I noticed the other day that the oil pressure gauge on my 05 Frontier CC fluctuates as i step on the accelerator. it's start closer to the L end and goes up past the mid point as i depress the accelrator. I figured my oil level may be low but i checked it and it was fine.

Any thoughts? Has anyone else experienced this? this never happened on my Ranger.


----------



## Meta (Sep 28, 2005)

Normal.

Oil pressure should increase with engine RPM's. Ford has a habit of using gauges in place of dummy lights. The gauge is essentially on or off and the needle is either at a pre-defined stationary location or move incrementally (like temp) based on PCM feed but does not directly correlate to variations in expected input. There are a bunch of guys on Mustang forums still cussing about these (dummy gauges) today. Essentially, Ford found that if they make gauges where the needles stayed right in the middle (normal operating range indicated) people wouldn't complain or seek warranty repair based on true gauge fluctuations. It's one of the reasons many of the enthusiasts will replace all the gauges and senders with true (accurate) mechanical systems. I don't know which gauges in the Nissans are (dummy gauges) and which are mechanical or digitally representative of mechanical. The oil pressure gauge movement would have me believe that it's an accurate gauge though.


----------



## SD Frontier (Oct 17, 2005)

Meta said:


> Normal.
> 
> Oil pressure should increase with engine RPM's. Ford has a habit of using gauges in place of dummy lights. The gauge is essentially on or off and the needle is either at a pre-defined stationary location or move incrementally (like temp) based on PCM feed but does not directly correlate to variations in expected input. There are a bunch of guys on Mustang forums still cussing about these (dummy gauges) today. Essentially, Ford found that if they make gauges where the needles stayed right in the middle (normal operating range indicated) people wouldn't complain or seek warranty repair based on true gauge fluctuations. It's one of the reasons many of the enthusiasts will replace all the gauges and senders with true (accurate) mechanical systems. I don't know which gauges in the Nissans are (dummy gauges) and which are mechanical or digitally representative of mechanical. The oil pressure gauge movement would have me believe that it's an accurate gauge though.

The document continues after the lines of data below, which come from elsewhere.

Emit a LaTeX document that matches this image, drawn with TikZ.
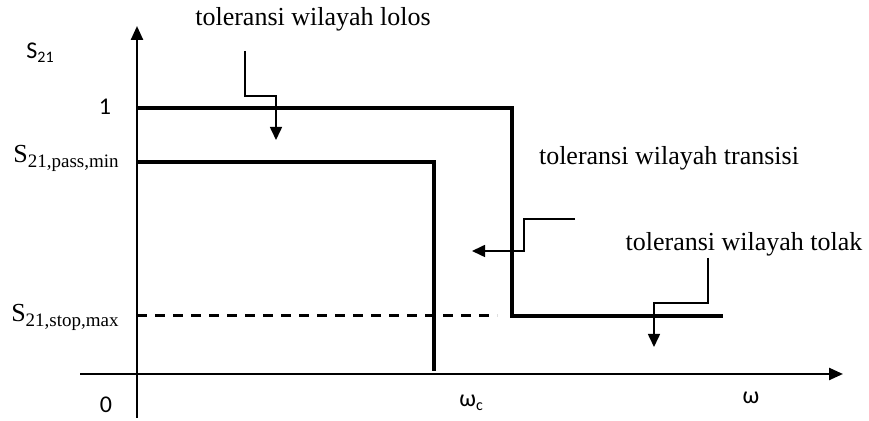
\documentclass[tikz,border=0pt]{standalone}
\usepackage{fontspec}
\setmainfont{Liberation Serif}
\newfontfamily\calib{Carlito}
\usetikzlibrary{arrows.meta}
\begin{document}
\begin{tikzpicture}[x=0.5pt,y=-0.5pt,
  axis/.style={line width=1.2pt,-{Triangle[length=7pt,width=6pt]}},
  resp/.style={line width=2.3pt},
  leader/.style={line width=0.8pt,-{Triangle[length=6.5pt,width=6pt]}},
  lbl/.style={inner sep=0pt,font=\fontsize{13}{15}\selectfont},
  slbl/.style={inner sep=0pt,font=\calib\fontsize{12}{14}\selectfont}]
\useasboundingbox (0,0) rectangle (869,421);
% axes
\coordinate (yb) at (137,418);
\coordinate (yt) at (137,26);
\coordinate (xl) at (80,374);
\coordinate (xr) at (843,374);
\draw[axis] (yb) -- (yt);
\draw[axis] (xl) -- (xr);
% responses
\coordinate (a1) at (137,108);
\coordinate (a2) at (512,108);
\coordinate (a3) at (512,316);
\coordinate (a4) at (723,316);
\draw[resp] (a1) -- (a2) -- (a3) -- (a4);
\coordinate (b1) at (137,162);
\coordinate (b2) at (434,162);
\coordinate (b3) at (434,371);
\draw[resp] (b1) -- (b2) -- (b3);
\coordinate (d1) at (137,316);
\coordinate (d2) at (497,316);
\draw[line width=1.5pt,dash pattern=on 5pt off 4pt] (d1) -- (d2);
% labels
\node[lbl,anchor=base] (tlolos) at (313,26) {toleransi wilayah lolos};
\node[lbl,anchor=base] (ttrans) at (669,165) {toleransi wilayah transisi};
\node[lbl,anchor=base] (ttolak) at (744,251) {toleransi wilayah tolak};
\node[lbl,anchor=base east] (spass) at (120,163) {S\textsubscript{\fontsize{9.5}{11}\selectfont 21,pass,min}};
\node[lbl,anchor=base east] (sstop) at (120,322) {S\textsubscript{\fontsize{9.5}{11}\selectfont 21,stop,max}};
\node[slbl,anchor=base west] (s21) at (26,59) {S\textsubscript{21}};
\node[slbl,anchor=base] (one) at (105,115) {1};
\node[slbl,anchor=base] (zero) at (106,413) {0};
\node[slbl,anchor=base west] (wc) at (459,407) {ω\textsubscript{c}};
\node[slbl,anchor=base] (w) at (751,404) {ω};
% leaders
\coordinate (l1) at (245,51);
\coordinate (l2) at (245,96);
\coordinate (l3) at (276,96);
\coordinate (l4) at (276,140);
\draw[leader] (l1) -- (l2) -- (l3) -- (l4);
\coordinate (t1) at (575,219);
\coordinate (t2) at (524,219);
\coordinate (t3) at (524,251);
\coordinate (t4) at (472,251);
\draw[leader] (t1) -- (t2) -- (t3) -- (t4);
\coordinate (k1) at (708,258);
\coordinate (k2) at (708,303);
\coordinate (k3) at (654,303);
\coordinate (k4) at (654,347);
\draw[leader] (k1) -- (k2) -- (k3) -- (k4);
\end{tikzpicture}
\end{document}
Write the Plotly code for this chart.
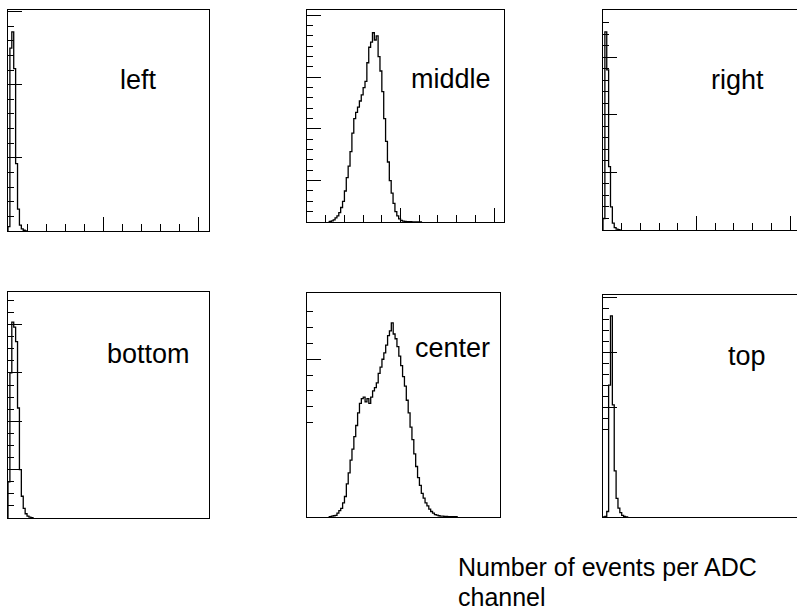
import numpy as np
import plotly.graph_objects as go

# ---------------- data (counts per ADC channel, bin width 1) ----------------
panel_names = ["left", "middle", "right", "bottom", "center", "top"]

left_start = -1
left_counts = [0, 0.3, 12.5, 13.6, 11.1, 4.6, 1.5, 0.4, 0.15, 0.05, 0, 0]

middle_start = 11
middle_counts = [0, 0.05, 0.1, 0.2, 0.4, 0.6, 0.9, 1.4, 2.0, 3.0, 4.3, 5.4, 6.8, 8.6,
                 10.0, 10.6, 11.1, 11.7, 12.3, 13.0, 13.6, 15.4, 16.9, 17.4, 18.3,
                 17.6, 18.0, 16.0, 14.6, 12.6, 10.0, 7.8, 5.8, 4.0, 2.8, 1.8, 1.0,
                 0.6, 0.3, 0.15, 0.08, 0.05, 0.04, 0.03, 0.03, 0.02, 0.02, 0.02,
                 0.01, 0.01, 0]

right_start = -1
right_counts = [0, 1.0, 17.2, 13.9, 5.5, 2.0, 0.6, 0.2, 0.08, 0.03, 0]

bottom_start = -1
bottom_counts = [0, 3.0, 12.0, 16.2, 15.8, 14.6, 9.1, 4.0, 1.8, 0.8, 0.35, 0.15,
                 0.07, 0.03, 0]

center_start = 11
center_counts = [0, 0.02, 0.05, 0.08, 0.1, 0.25, 0.4, 0.55, 0.9, 1.3, 2.1, 2.8, 3.6,
                 4.3, 5.1, 5.8, 6.6, 7.2, 7.5, 7.6, 7.3, 7.5, 7.2, 7.6, 8.0, 8.2,
                 8.5, 9.1, 9.5, 10.0, 10.4, 10.9, 11.5, 11.8, 12.3, 11.6, 11.3,
                 10.8, 10.2, 9.6, 8.9, 8.3, 7.4, 6.6, 5.7, 4.9, 4.0, 3.2, 2.5, 2.0,
                 1.5, 1.2, 0.9, 0.7, 0.5, 0.35, 0.25, 0.15, 0.12, 0.08, 0.05, 0.05,
                 0.04, 0.04, 0.03, 0.03, 0.02, 0.02, 0.02, 0]

top_start = -1
top_counts = [0, 0, 0.05, 0.5, 12.0, 18.3, 10.2, 4.2, 1.7, 0.8, 0.4, 0.15, 0.05,
              0.02, 0]

caption_lines = ["Number of events per ADC", "channel"]

# ---------------- layout helpers ----------------
W, H = 797, 613

def px_x(x):
    return x / W

def px_y(y):
    return 1 - y / H

# panel boxes in pixels: (x0, x1, ytop, ybottom)
boxes = [
    (8, 209, 10, 231),
    (307, 504, 10, 222),
    (603, 797, 10, 230),
    (8, 209, 292, 518),
    (307, 500, 293, 517),
    (603, 797, 295, 517),
]
x_ranges = [[0, 105.5], [0, 105.3], [0, 103.7], [0, 105.5], [0, 103], [0, 103.7]]
y_ranges = [[0, 15.1], [0, 20.5], [0, 19.1], [0, 18.7], [0, 14.2], [0, 20.2]]
y_major = [[5, 10, 15], [4, 9, 14, 20], [5, 10, 15], [4, 8, 12, 16], [10], [10, 15, 20]]
y_minor = [list(range(1, 15)), list(range(1, 21)), list(range(1, 19)),
           list(range(1, 19)), list(range(6, 14)), list(range(8, 21))]

starts = [left_start, middle_start, right_start, bottom_start, center_start, top_start]
counts = [left_counts, middle_counts, right_counts, bottom_counts, center_counts, top_counts]

fig = go.Figure()

for i in range(6):
    c = np.array(counts[i], dtype=float)
    centers = starts[i] + np.arange(len(c)) + 0.5
    ax = "" if i == 0 else str(i + 1)
    fig.add_trace(go.Scatter(
        x=centers, y=c, mode="lines", line=dict(color="black", width=1.3, shape="hvh"),
        xaxis="x" + ax, yaxis="y" + ax, showlegend=False, hoverinfo="skip"))

    x0, x1, yt, yb = boxes[i]
    top_row = i < 3
    right_col = i in (2, 5)
    xa = dict(
        domain=[px_x(x0), px_x(x1)], range=x_ranges[i], anchor="y" + ax,
        showgrid=False, zeroline=False, showline=True, linecolor="black",
        linewidth=1.4, mirror=True, showticklabels=False,
    )
    if top_row:
        xa.update(ticks="inside", tickmode="array", tickvals=[50, 100], ticklen=14,
                  tickwidth=1.3, tickcolor="black",
                  minor=dict(ticks="inside", tickmode="array",
                             tickvals=[10, 20, 30, 40, 60, 70, 80, 90],
                             ticklen=7, tickwidth=1.2, tickcolor="black"))
    else:
        xa.update(ticks="")
    ya = dict(
        domain=[px_y(yb), px_y(yt)], range=y_ranges[i], anchor="x" + ax,
        showgrid=False, zeroline=False, showline=True, linecolor="black",
        linewidth=1.4, mirror=not right_col, showticklabels=False,
        ticks="inside", tickmode="array", tickvals=y_major[i], ticklen=14,
        tickwidth=1.3, tickcolor="black",
        minor=dict(ticks="inside", tickmode="array", tickvals=y_minor[i],
                   ticklen=6, tickwidth=1.2, tickcolor="black"),
    )
    fig.update_layout(**{"xaxis" + ax: xa, "yaxis" + ax: ya})

# panel labels (pixel centre x, pixel centre y)
label_pos = [(138, 80), (451, 79), (737, 80), (148, 354), (452, 348), (747, 356)]
annotations = []
for name, (lx, ly) in zip(panel_names, label_pos):
    annotations.append(dict(
        text=name, x=px_x(lx), y=px_y(ly), xref="paper", yref="paper",
        xanchor="center", yanchor="middle", showarrow=False,
        font=dict(family="Liberation Sans, Arial, sans-serif", size=27, color="black")))

cap_y = [567, 597]
for line, cy in zip(caption_lines, cap_y):
    annotations.append(dict(
        text=line, x=px_x(457), y=px_y(cy), xref="paper", yref="paper",
        xanchor="left", yanchor="middle", showarrow=False, align="left",
        borderpad=0,
        font=dict(family="Liberation Sans, Arial, sans-serif", size=25, color="black")))

fig.update_layout(
    width=W, height=H, autosize=False,
    margin=dict(l=0, r=0, t=0, b=0),
    paper_bgcolor="white", plot_bgcolor="white",
    annotations=annotations, showlegend=False,
)

fig.write_html("out.html")
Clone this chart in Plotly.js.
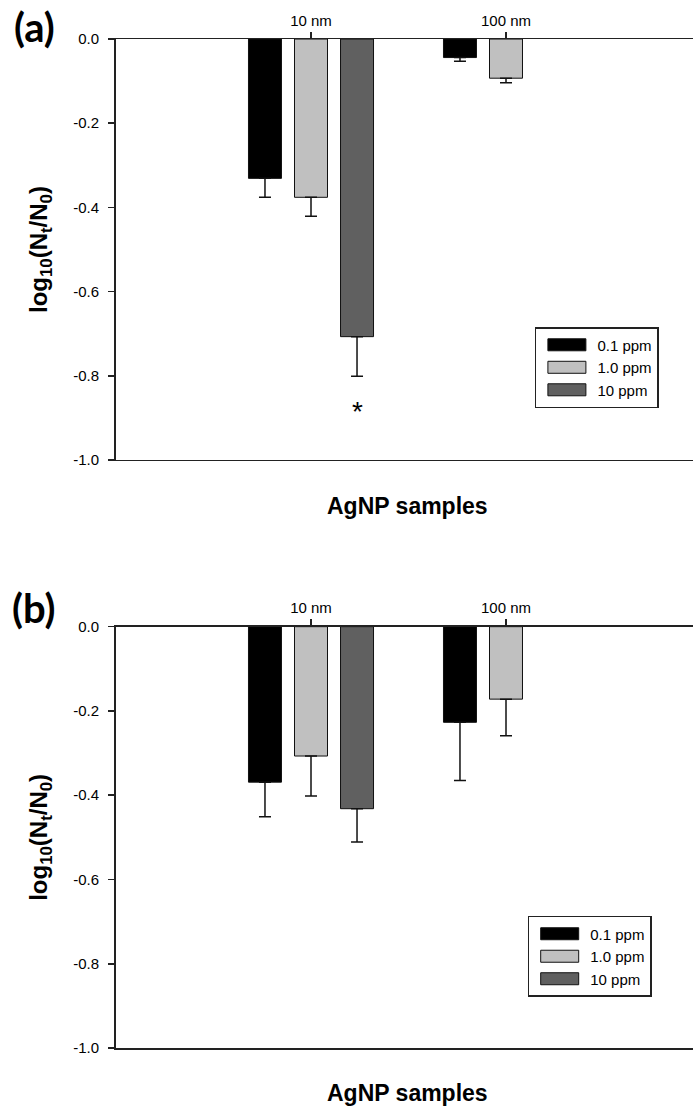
<!DOCTYPE html>
<html>
<head>
<meta charset="utf-8">
<script src="https://cdn.plot.ly/plotly-3.0.1.min.js"></script>
<style>
html,body{margin:0;padding:0;background:#fff;}
g.legendpoints path{d:path("M19,6H-19V-6H19Z");}
</style>
</head>
<body>
<div id="chart" style="width:693px;height:1106px;"></div>
<script>
// ---- data ----
var categories = ["10 nm", "100 nm"];
var seriesNames = ["0.1 ppm", "1.0 ppm", "10 ppm"];
var seriesColors = ["#000000", "#c0c0c0", "#606060"];

// panel (a)
var a_01 = [-0.331, -0.044];
var a_01_err = [0.045, 0.009];
var a_10 = [-0.376, -0.093];
var a_10_err = [0.045, 0.011];
var a_100 = [-0.707];
var a_100_err = [0.094];

// panel (b)
var b_01 = [-0.369, -0.227];
var b_01_err = [0.082, 0.138];
var b_10 = [-0.307, -0.172];
var b_10_err = [0.095, 0.087];
var b_100 = [-0.432];
var b_100_err = [0.079];

var yTickVals = [-1.0, -0.8, -0.6, -0.4, -0.2, 0.0];
var yTickText = ["-1.0", "-0.8", "-0.6", "-0.4", "-0.2", "0.0"];

// ---- layout helpers ----
var FONT = "Liberation Sans, Arial, sans-serif";
var BARGAP = 0.292, BARGROUPGAP = 0.283;

function barTrace(name, color, yv, err, xa, ya, leg) {
  var cats = categories.slice(0, yv.length);
  return {
    type: "bar", name: name, x: cats, y: yv,
    xaxis: xa, yaxis: ya, legend: leg,
    marker: {color: color, line: {color: "#111", width: 1}},
    error_y: {type: "data", symmetric: false,
      array: yv.map(function(){return 0;}), arrayminus: err,
      color: "#111", thickness: 1.5, width: 6},
    hoverinfo: "skip"
  };
}

var data = [
  barTrace(seriesNames[0], seriesColors[0], a_01, a_01_err, "x", "y", "legend"),
  barTrace(seriesNames[1], seriesColors[1], a_10, a_10_err, "x", "y", "legend"),
  barTrace(seriesNames[2], seriesColors[2], a_100, a_100_err, "x", "y", "legend"),
  barTrace(seriesNames[0], seriesColors[0], b_01, b_01_err, "x2", "y2", "legend2"),
  barTrace(seriesNames[1], seriesColors[1], b_10, b_10_err, "x2", "y2", "legend2"),
  barTrace(seriesNames[2], seriesColors[2], b_100, b_100_err, "x2", "y2", "legend2")
];

function xAxis(anchor) {
  return {
    type: "category", categoryorder: "array", categoryarray: categories,
    anchor: anchor, side: "top", range: [-1, 1.959],
    showline: true, linecolor: "#222", linewidth: 1.5, mirror: true,
    ticks: "outside", ticklen: 6, tickwidth: 1.5, tickcolor: "#222",
    showgrid: false, zeroline: false, automargin: false,
    tickfont: {family: FONT, size: 15, color: "#000"}
  };
}
function yAxis(anchor, domain) {
  return {
    anchor: anchor, domain: domain, range: [-1, 0],
    tickvals: yTickVals, ticktext: yTickText,
    showline: true, linecolor: "#222", linewidth: 2,
    ticks: "outside", ticklen: 6, tickwidth: 1.5, tickcolor: "#222",
    ticklabelstandoff: 6,
    showgrid: false, zeroline: false, automargin: false,
    tickfont: {family: FONT, size: 15, color: "#000"},
    title: {text: "log<sub>10</sub>(N<sub>t</sub>/N<sub>0</sub>)",
      font: {family: FONT, size: 24, color: "#000", weight: "bold"}, standoff: 19}
  };
}
function legendCfg(x, y) {
  return {
    x: x, y: y, xref: "paper", yref: "paper", xanchor: "left", yanchor: "top",
    bordercolor: "#222", borderwidth: 1.5, bgcolor: "#fff",
    font: {family: FONT, size: 15, color: "#000"},
    itemwidth: 51, traceorder: "normal", tracegroupgap: 0
  };
}

// asterisk position derived from grouped-bar geometry of the 10 ppm bar
var slot = (1 - BARGAP) / 3;
var starX = 0 + slot * (2 - 1);
var starY = a_100[0] - a_100_err[0] - 0.084;

var PANEL_FONT = {family: "Lato, Open Sans, sans-serif", size: 40, color: "#000", weight: "bold"};
var XTITLE_FONT = {family: FONT, size: 23, color: "#000", weight: "bold"};

var layout = {
  width: 693, height: 1106,
  margin: {l: 116, r: 0, t: 0, b: 0},
  paper_bgcolor: "#fff", plot_bgcolor: "#fff",
  barmode: "group", bargap: BARGAP, bargroupgap: BARGROUPGAP,
  showlegend: true,
  xaxis: xAxis("y"),
  yaxis: yAxis("x", [0.5841, 0.9647]),
  xaxis2: xAxis("y2"),
  yaxis2: yAxis("x2", [0.0524, 0.4334]),
  legend: legendCfg(0.726, 0.7043),
  legend2: legendCfg(0.7135, 0.1718),
  annotations: [
    {text: "*", x: starX, y: starY, xref: "x", yref: "y", showarrow: false,
     xanchor: "center", yanchor: "middle",
     font: {family: FONT, size: 28, color: "#000"}},
    {text: "AgNP samples", x: 0.505, y: 0.5425, xref: "paper", yref: "paper",
     xanchor: "center", yanchor: "middle", showarrow: false, font: XTITLE_FONT},
    {text: "AgNP samples", x: 0.505, y: 0.01175, xref: "paper", yref: "paper",
     xanchor: "center", yanchor: "middle", showarrow: false, font: XTITLE_FONT},
    {text: "(a)", x: -0.1421, y: 0.9755, xref: "paper", yref: "paper",
     xanchor: "center", yanchor: "middle", showarrow: false, font: PANEL_FONT},
    {text: "(b)", x: -0.1421, y: 0.4503, xref: "paper", yref: "paper",
     xanchor: "center", yanchor: "middle", showarrow: false, font: PANEL_FONT}
  ]
};

function widenLegendSwatches() {
  document.querySelectorAll("g.legendpoints path").forEach(function(p) {
    p.setAttribute("d", "M19,6H-19V-6H19Z");
  });
}

Plotly.newPlot("chart", data, layout, {staticPlot: true, displayModeBar: false}).then(function(gd) {
  widenLegendSwatches();
  gd.on("plotly_afterplot", widenLegendSwatches);
  setTimeout(widenLegendSwatches, 50);
});
</script>
</body>
</html>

thanks for the info...this is only my second vehicle since i turned 16 so i have limited experience with this. if the same is true for the ranger as is the mustang, then the gauge only indicated whether there was oil in the engine and not pressure.


----------



## surfermsd (Oct 3, 2005)

its nice having a gauge that is showing the actual pressure compared to Intermittent ones i have had on my jeep


----------